• Direction:
Can you transcribe the data exactly? Leave the pictures out.

===

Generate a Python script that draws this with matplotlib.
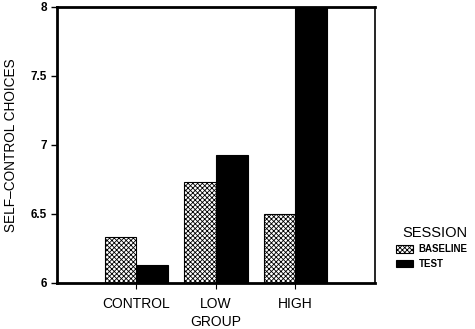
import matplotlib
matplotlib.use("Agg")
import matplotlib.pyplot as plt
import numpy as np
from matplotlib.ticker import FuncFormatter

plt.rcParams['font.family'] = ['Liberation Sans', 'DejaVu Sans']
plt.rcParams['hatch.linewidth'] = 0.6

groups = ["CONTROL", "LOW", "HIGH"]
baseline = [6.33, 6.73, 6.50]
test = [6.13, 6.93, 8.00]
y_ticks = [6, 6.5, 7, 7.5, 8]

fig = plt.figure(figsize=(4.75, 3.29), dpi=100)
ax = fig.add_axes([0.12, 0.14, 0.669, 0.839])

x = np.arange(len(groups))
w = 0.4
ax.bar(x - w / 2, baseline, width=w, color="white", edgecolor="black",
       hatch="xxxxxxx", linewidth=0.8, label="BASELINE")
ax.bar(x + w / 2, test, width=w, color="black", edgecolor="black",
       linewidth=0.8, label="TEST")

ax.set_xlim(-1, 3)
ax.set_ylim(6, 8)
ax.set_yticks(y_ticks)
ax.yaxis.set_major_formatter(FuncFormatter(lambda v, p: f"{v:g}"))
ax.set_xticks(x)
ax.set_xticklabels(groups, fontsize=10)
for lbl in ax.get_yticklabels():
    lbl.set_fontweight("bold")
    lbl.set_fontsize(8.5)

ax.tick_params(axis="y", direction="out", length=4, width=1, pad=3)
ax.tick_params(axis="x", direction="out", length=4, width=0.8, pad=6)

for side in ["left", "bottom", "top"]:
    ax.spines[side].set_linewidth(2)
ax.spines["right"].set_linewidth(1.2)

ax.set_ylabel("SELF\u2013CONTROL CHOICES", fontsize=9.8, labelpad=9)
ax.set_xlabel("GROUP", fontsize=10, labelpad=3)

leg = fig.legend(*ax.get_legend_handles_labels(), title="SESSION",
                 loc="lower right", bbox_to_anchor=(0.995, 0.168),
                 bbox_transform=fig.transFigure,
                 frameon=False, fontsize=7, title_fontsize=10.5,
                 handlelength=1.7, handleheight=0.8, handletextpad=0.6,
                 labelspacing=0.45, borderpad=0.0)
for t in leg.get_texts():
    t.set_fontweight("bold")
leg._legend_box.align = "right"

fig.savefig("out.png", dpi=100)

===

• Result of the exercise:
Generate a Python script that draws this with matplotlib.
import matplotlib
matplotlib.use("Agg")
import matplotlib.pyplot as plt
import numpy as np
from matplotlib.ticker import FuncFormatter

plt.rcParams['font.family'] = ['Liberation Sans', 'DejaVu Sans']
plt.rcParams['hatch.linewidth'] = 0.6

groups = ["CONTROL", "LOW", "HIGH"]
baseline = [6.33, 6.73, 6.50]
test = [6.13, 6.93, 8.00]
y_ticks = [6, 6.5, 7, 7.5, 8]

fig = plt.figure(figsize=(4.75, 3.29), dpi=100)
ax = fig.add_axes([0.12, 0.14, 0.669, 0.839])

x = np.arange(len(groups))
w = 0.4
ax.bar(x - w / 2, baseline, width=w, color="white", edgecolor="black",
       hatch="xxxxxxx", linewidth=0.8, label="BASELINE")
ax.bar(x + w / 2, test, width=w, color="black", edgecolor="black",
       linewidth=0.8, label="TEST")

ax.set_xlim(-1, 3)
ax.set_ylim(6, 8)
ax.set_yticks(y_ticks)
ax.yaxis.set_major_formatter(FuncFormatter(lambda v, p: f"{v:g}"))
ax.set_xticks(x)
ax.set_xticklabels(groups, fontsize=10)
for lbl in ax.get_yticklabels():
    lbl.set_fontweight("bold")
    lbl.set_fontsize(8.5)

ax.tick_params(axis="y", direction="out", length=4, width=1, pad=3)
ax.tick_params(axis="x", direction="out", length=4, width=0.8, pad=6)

for side in ["left", "bottom", "top"]:
    ax.spines[side].set_linewidth(2)
ax.spines["right"].set_linewidth(1.2)

ax.set_ylabel("SELF\u2013CONTROL CHOICES", fontsize=9.8, labelpad=9)
ax.set_xlabel("GROUP", fontsize=10, labelpad=3)

leg = fig.legend(*ax.get_legend_handles_labels(), title="SESSION",
                 loc="lower right", bbox_to_anchor=(0.995, 0.168),
                 bbox_transform=fig.transFigure,
                 frameon=False, fontsize=7, title_fontsize=10.5,
                 handlelength=1.7, handleheight=0.8, handletextpad=0.6,
                 labelspacing=0.45, borderpad=0.0)
for t in leg.get_texts():
    t.set_fontweight("bold")
leg._legend_box.align = "right"

fig.savefig("out.png", dpi=100)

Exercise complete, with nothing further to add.